Someone said to me, ‘75 is the new 40.’ I said, ‘No it isn’t.’"
That was Gov. Neil Abercrombie last Wednesday, who is still a daily regular at the Nuuanu YMCA, enjoying a joke with the news media on his birthday.
Unusual politicians have unusual goals, but after 40 years in offices ranging from City Council to Congress and now governor, Abercrombie’s goal is four more years in office.
He wants to claim a second term by preaching the politics of happy activism.
"My job as I see it right now from the perspective of my birthday today is to take what time I have and try and keep that momentum going and try to encourage it, and it encourages me also.
"I am just really infused with a lot of energy," Abercrombie said.
As is the way of politicians, Abercrombie celebrated his birthday with an estimated 500 supporters who paid $2,000 a head to toast him at a fundraiser at the Hilton Hawaiian Village Wednesday night. The really nice gift the money will help buy is a second four-year term in Washington Place.
During his introduction, lobbyist and political confidant John Radcliffe recalled how "in the early days of his current administration, Abercrombie’s ratings were pretty low."
Adding that Hawaii governors get blame or praise for all sorts of things, Radcliffe announced the governor by saying "Right now, things are going great."

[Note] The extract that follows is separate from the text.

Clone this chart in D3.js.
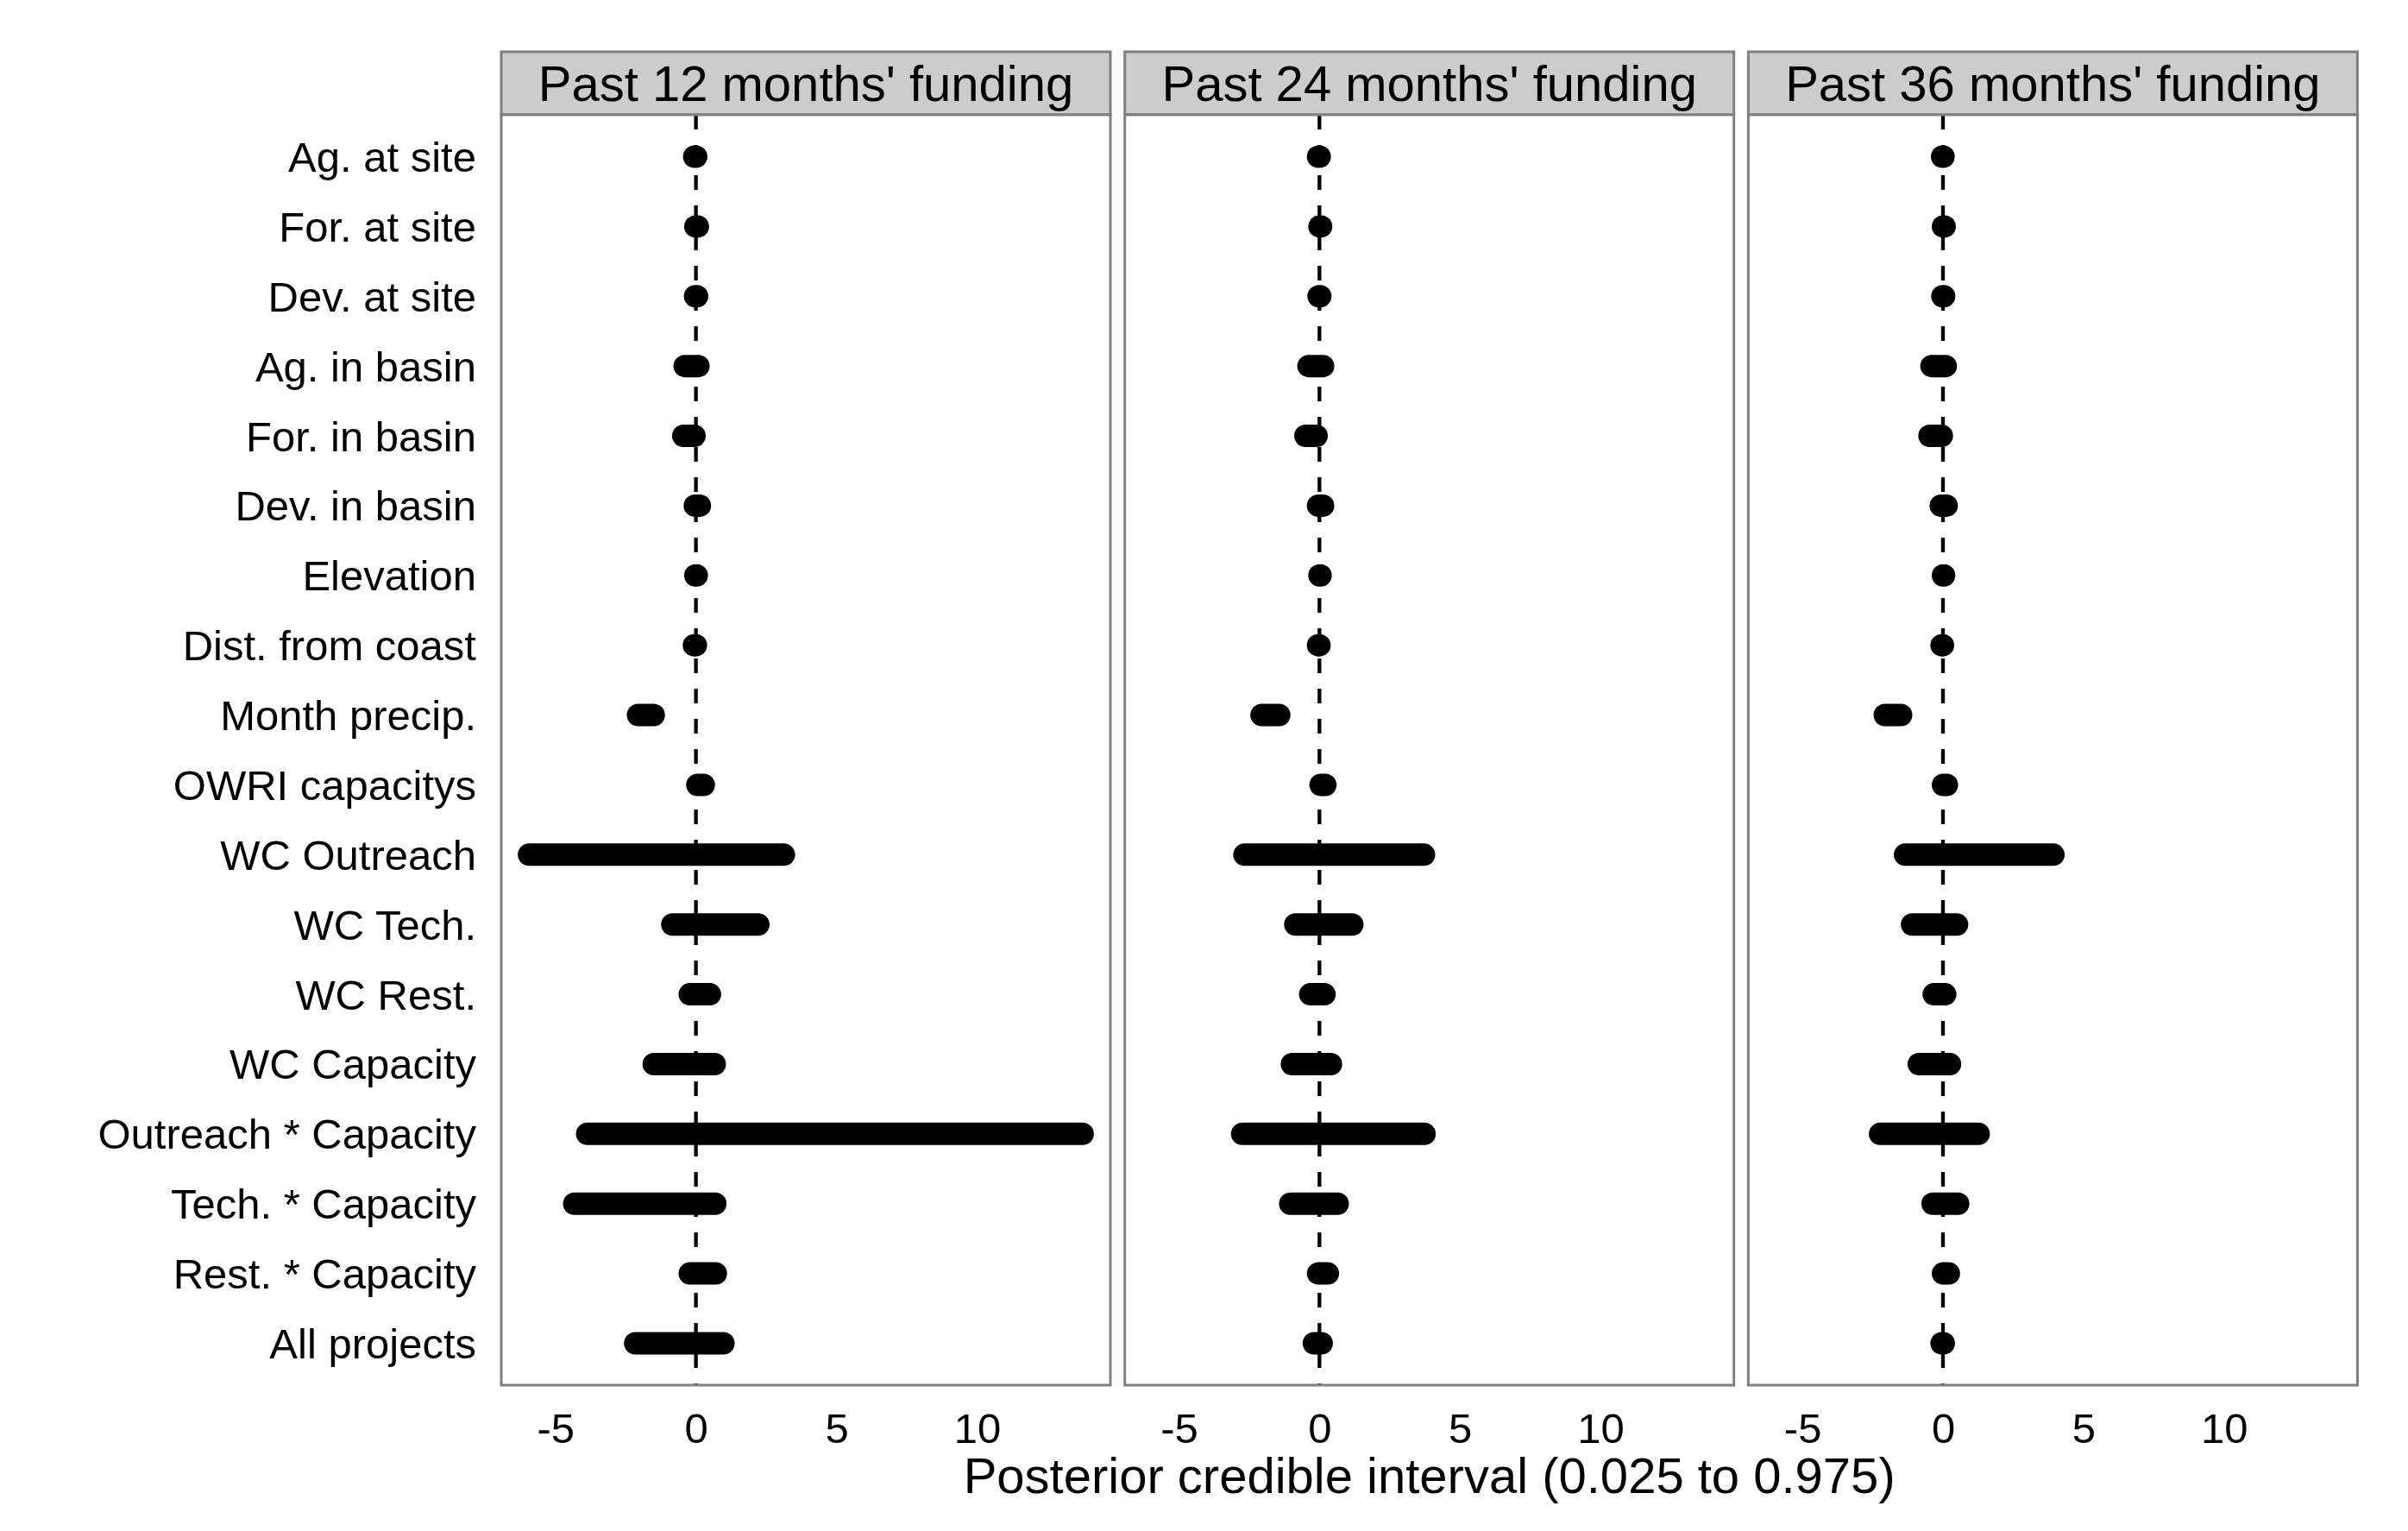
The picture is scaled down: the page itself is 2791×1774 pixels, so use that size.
<!DOCTYPE html>
<html>
<head>
<meta charset="utf-8">
<script src="https://cdn.jsdelivr.net/npm/d3@7"></script>
<style>
  body { margin: 0; background: #fff; }
  text { font-family: "Liberation Sans", Arial, Helvetica, sans-serif; fill: #000; }
</style>
</head>
<body>
<svg id="chart" width="2791" height="1774"></svg>
<script>
// row labels, top to bottom
const categories = ["Ag. at site", "For. at site", "Dev. at site", "Ag. in basin", "For. in basin",
  "Dev. in basin", "Elevation", "Dist. from coast", "Month precip.", "OWRI capacitys",
  "WC Outreach", "WC Tech.", "WC Rest.", "WC Capacity", "Outreach * Capacity",
  "Tech. * Capacity", "Rest. * Capacity", "All projects"];

const panelTitles = ["Past 12 months' funding", "Past 24 months' funding", "Past 36 months' funding"];

// credible interval ends (0.025 / 0.975), one pair of arrays per panel
const lower12 = [-0.06, -0.02, -0.03, -0.40, -0.45, -0.04, -0.02, -0.07, -2.06, 0.05,
  -5.94, -0.84, -0.22, -1.50, -3.87, -4.33, -0.22, -2.16];
const upper12 = [0.01, 0.07, 0.04, 0.09, -0.05, 0.14, 0.03, 0.00, -1.50, 0.28,
  3.13, 2.22, 0.50, 0.67, 13.76, 0.69, 0.71, 0.98];

const lower24 = [-0.05, 0.00, -0.03, -0.39, -0.50, -0.05, 0.00, -0.05, -2.06, 0.04,
  -2.67, -0.86, -0.33, -0.98, -2.75, -1.04, -0.05, -0.20];
const upper24 = [0.01, 0.06, 0.03, 0.13, -0.10, 0.13, 0.04, 0.00, -1.43, 0.21,
  3.72, 1.17, 0.18, 0.41, 3.74, 0.65, 0.30, 0.08];

const lower36 = [-0.03, 0.00, -0.02, -0.41, -0.48, -0.08, 0.00, -0.05, -2.07, 0.00,
  -1.35, -1.10, -0.33, -0.86, -2.24, -0.37, 0.00, -0.05];
const upper36 = [0.02, 0.06, 0.04, 0.10, -0.04, 0.13, 0.04, 0.00, -1.49, 0.14,
  3.93, 0.50, 0.08, 0.25, 1.27, 0.54, 0.21, 0.03];

const xTicks = [-5, 0, 5, 10];
const xTitle = "Posterior credible interval (0.025 to 0.975)";

const panels = [
  {title: panelTitles[0], lo: lower12, hi: upper12},
  {title: panelTitles[1], lo: lower24, hi: upper24},
  {title: panelTitles[2], lo: lower36, hi: upper36}
];

// layout
const panelX0 = 581, panelW = 706, panelGap = 16.7;
const stripTop = 60, panelTop = 133, panelBottom = 1605;
const border = "#7f7f7f";

const svg = d3.select("#chart");

// shared x scale: data range expanded 5% each side (like ggplot)
const allVals = lower12.concat(upper12, lower24, upper24, lower36, upper36);
const ext = d3.extent(allVals);
const pad = (ext[1] - ext[0]) * 0.05;
const x = d3.scaleLinear().domain([ext[0] - pad, ext[1] + pad]).range([0, panelW]);

const y = d3.scalePoint().domain(categories).range([panelTop, panelBottom]).padding(0.6);

// y labels
svg.append("g")
  .selectAll("text")
  .data(categories)
  .enter().append("text")
    .attr("x", 552)
    .attr("y", d => y(d) + 17.5)
    .attr("text-anchor", "end")
    .style("font-size", "49px")
    .text(d => d);

panels.forEach((p, pi) => {
  const left = panelX0 + pi * (panelW + panelGap);
  const g = svg.append("g").attr("transform", "translate(" + left + ",0)");

  // strip
  g.append("rect")
    .attr("x", 0).attr("y", stripTop)
    .attr("width", panelW).attr("height", panelTop - stripTop)
    .attr("fill", "#cccccc").attr("stroke", border).attr("stroke-width", 3);
  g.append("text")
    .attr("x", panelW / 2).attr("y", 117)
    .attr("text-anchor", "middle")
    .style("font-size", "58px")
    .text(p.title);

  // panel background
  g.append("rect")
    .attr("x", 0).attr("y", panelTop)
    .attr("width", panelW).attr("height", panelBottom - panelTop)
    .attr("fill", "#fff");

  // zero line
  g.append("line")
    .attr("x1", x(0)).attr("x2", x(0))
    .attr("y1", panelTop).attr("y2", panelBottom)
    .attr("stroke", "#000").attr("stroke-width", 4.3)
    .attr("stroke-dasharray", "17,18");

  // intervals
  g.append("g")
    .selectAll("line")
    .data(categories)
    .enter().append("line")
      .attr("x1", (d, i) => x(p.lo[i]))
      .attr("x2", (d, i) => x(p.hi[i]))
      .attr("y1", d => y(d))
      .attr("y2", d => y(d))
      .attr("stroke", "#000")
      .attr("stroke-width", 26)
      .attr("stroke-linecap", "round");

  // panel border
  g.append("rect")
    .attr("x", 0).attr("y", panelTop)
    .attr("width", panelW).attr("height", panelBottom - panelTop)
    .attr("fill", "none").attr("stroke", border).attr("stroke-width", 3);

  // x axis labels (no tick marks)
  const axis = d3.axisBottom(x).tickValues(xTicks).tickSize(0).tickPadding(0)
    .tickFormat(d3.format("d"));
  const ax = g.append("g")
    .attr("transform", "translate(0," + panelBottom + ")")
    .call(axis);
  ax.select(".domain").remove();
  ax.selectAll("text")
    .attr("y", 67).attr("dy", null)
    .style("font-size", "49px")
    .style("font-family", "'Liberation Sans', Arial, Helvetica, sans-serif")
    .attr("fill", "#000")
    .text(d => d < 0 ? "-" + Math.abs(d) : d);
});

// x title
const lastLeft = panelX0 + 2 * (panelW + panelGap);
svg.append("text")
  .attr("x", (panelX0 + lastLeft + panelW) / 2)
  .attr("y", 1730)
  .attr("text-anchor", "middle")
  .style("font-size", "58px")
  .text(xTitle);
</script>
</body>
</html>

In California, another 75-year-old Democratic governor, Jerry Brown, was the subject of an interesting piece in the blog Real Clear Politics by Lou Cannon, editor-at-large for State Net Capitol Journal.
Cannon reports that Brown is leading a turn-around in a state once dismissed as the basket case of the Great Recession.
"Brown cut back on services, from education to medical care, and promised that more cuts would be necessary unless Proposition 30 (tax increase) passed. The strategy worked. As Business Week put it: ‘Brown scared California straight,’" Cannon wrote.
In Hawaii, the economy was never in a California freefall, although the economic recovery is as much implied as it is real, but there is enough to fashion a set of campaign themes for Abercrombie.
Abercrombie was denied his two-year litany of proposed tax increases that he said were needed to balance the state budget, but the state budget leveled off enough for him to loosen some spending.
State workers first saw 5 percent salary cuts restored and then won pay raises and long-term contracts.
Abercrombie has devoted much of his administration to encouraging accelerated redevelopment of urban Honolulu with the hopes that increased construction would act as an economic stimulus.
On a social welfare level, Abercrombie has been one of the nation’s first governors to declare full support for the federal Affordable Care Act and will have to adjust Hawaii Medicare for what are expected to be increased costs.
For his re-election campaign, Abercrombie is in somewhat of the same position as his Republican predecessor, Linda Lingle.
The economy is either strong or getting that way; the political opposition is mostly muted and there is no real challenger approaching.
Lingle raised and spent more than $5 million in a campaign over only token Democratic opposition.
With no GOP or Democratic opposition on the horizon, Abercrombie appears today set to celebrate his 76th birthday settling into a comfortable glide path to a second term.